### WHAT YOU NEED TO DO
Scan the entries below. List each line with "this".
start GIVEN RECORDS
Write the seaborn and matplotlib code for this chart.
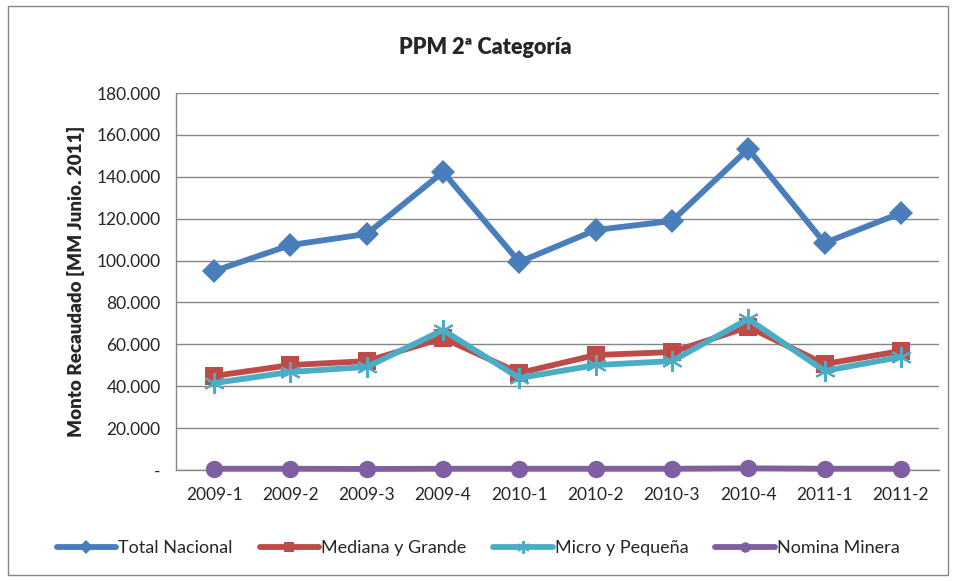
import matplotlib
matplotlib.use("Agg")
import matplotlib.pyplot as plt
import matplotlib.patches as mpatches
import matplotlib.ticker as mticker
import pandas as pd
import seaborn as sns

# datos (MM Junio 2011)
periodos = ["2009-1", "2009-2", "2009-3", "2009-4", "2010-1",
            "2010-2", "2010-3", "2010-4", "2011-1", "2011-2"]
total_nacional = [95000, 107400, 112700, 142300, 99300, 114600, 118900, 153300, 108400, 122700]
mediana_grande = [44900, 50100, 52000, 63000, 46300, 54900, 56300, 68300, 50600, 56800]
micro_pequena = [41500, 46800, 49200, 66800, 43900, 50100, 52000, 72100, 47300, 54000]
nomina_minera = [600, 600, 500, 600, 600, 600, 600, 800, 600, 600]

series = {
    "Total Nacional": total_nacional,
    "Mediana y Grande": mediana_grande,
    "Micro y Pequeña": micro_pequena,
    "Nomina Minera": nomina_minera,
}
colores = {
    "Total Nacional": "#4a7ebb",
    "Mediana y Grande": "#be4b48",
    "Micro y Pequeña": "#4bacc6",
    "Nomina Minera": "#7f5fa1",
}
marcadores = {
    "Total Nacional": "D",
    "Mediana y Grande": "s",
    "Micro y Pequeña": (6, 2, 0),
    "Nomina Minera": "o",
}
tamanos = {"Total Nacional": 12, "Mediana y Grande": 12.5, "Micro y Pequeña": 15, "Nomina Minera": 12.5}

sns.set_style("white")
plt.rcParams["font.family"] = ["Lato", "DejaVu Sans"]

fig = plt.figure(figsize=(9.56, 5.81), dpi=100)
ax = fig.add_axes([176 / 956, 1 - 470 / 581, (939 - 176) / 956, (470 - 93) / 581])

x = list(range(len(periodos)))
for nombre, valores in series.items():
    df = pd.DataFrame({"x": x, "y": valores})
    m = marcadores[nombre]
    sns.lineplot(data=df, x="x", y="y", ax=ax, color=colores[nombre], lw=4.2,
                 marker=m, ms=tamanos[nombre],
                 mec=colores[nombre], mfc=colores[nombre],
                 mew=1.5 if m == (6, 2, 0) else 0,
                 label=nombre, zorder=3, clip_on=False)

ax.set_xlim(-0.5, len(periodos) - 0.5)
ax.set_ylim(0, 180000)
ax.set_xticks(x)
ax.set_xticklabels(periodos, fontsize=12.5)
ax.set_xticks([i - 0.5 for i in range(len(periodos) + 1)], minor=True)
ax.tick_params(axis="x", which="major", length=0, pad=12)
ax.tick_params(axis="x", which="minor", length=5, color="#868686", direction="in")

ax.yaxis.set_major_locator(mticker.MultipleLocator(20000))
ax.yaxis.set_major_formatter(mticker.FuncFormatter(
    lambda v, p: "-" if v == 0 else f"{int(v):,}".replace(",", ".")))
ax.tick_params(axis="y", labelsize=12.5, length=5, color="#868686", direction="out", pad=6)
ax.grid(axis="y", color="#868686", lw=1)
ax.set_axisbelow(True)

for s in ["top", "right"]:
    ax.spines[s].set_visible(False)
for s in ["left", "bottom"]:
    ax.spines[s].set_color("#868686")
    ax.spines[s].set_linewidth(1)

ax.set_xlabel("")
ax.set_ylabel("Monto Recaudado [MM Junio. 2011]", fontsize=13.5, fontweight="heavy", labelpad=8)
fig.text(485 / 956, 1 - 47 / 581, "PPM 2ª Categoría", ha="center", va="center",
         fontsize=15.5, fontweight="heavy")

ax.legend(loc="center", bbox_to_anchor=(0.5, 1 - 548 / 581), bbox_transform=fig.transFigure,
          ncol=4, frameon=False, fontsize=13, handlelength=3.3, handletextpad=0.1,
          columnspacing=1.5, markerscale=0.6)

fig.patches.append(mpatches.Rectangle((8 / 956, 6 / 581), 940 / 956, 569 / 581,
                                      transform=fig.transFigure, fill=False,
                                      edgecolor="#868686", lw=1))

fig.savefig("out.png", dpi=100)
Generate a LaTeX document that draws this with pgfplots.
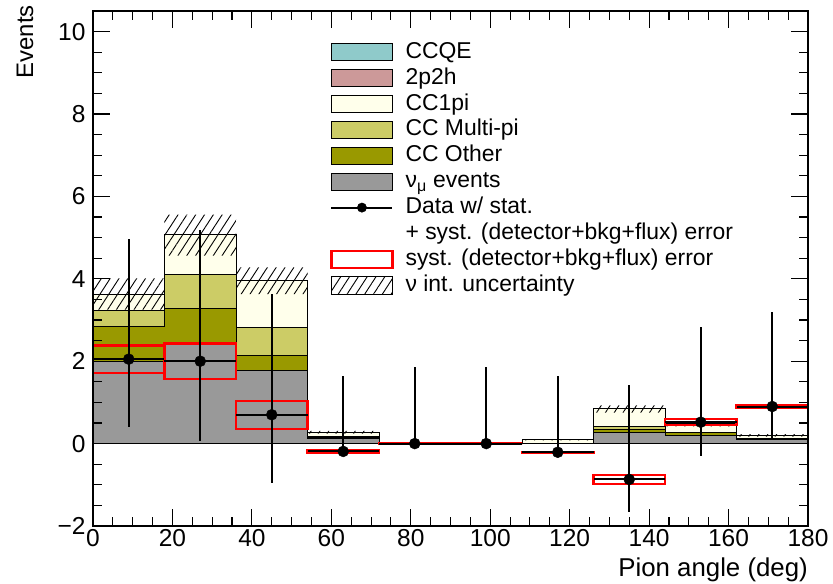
end GIVEN RECORDS
### RESULT OF THE EXERCISE
Write the seaborn and matplotlib code for this chart.
Generate a LaTeX document that draws this with pgfplots.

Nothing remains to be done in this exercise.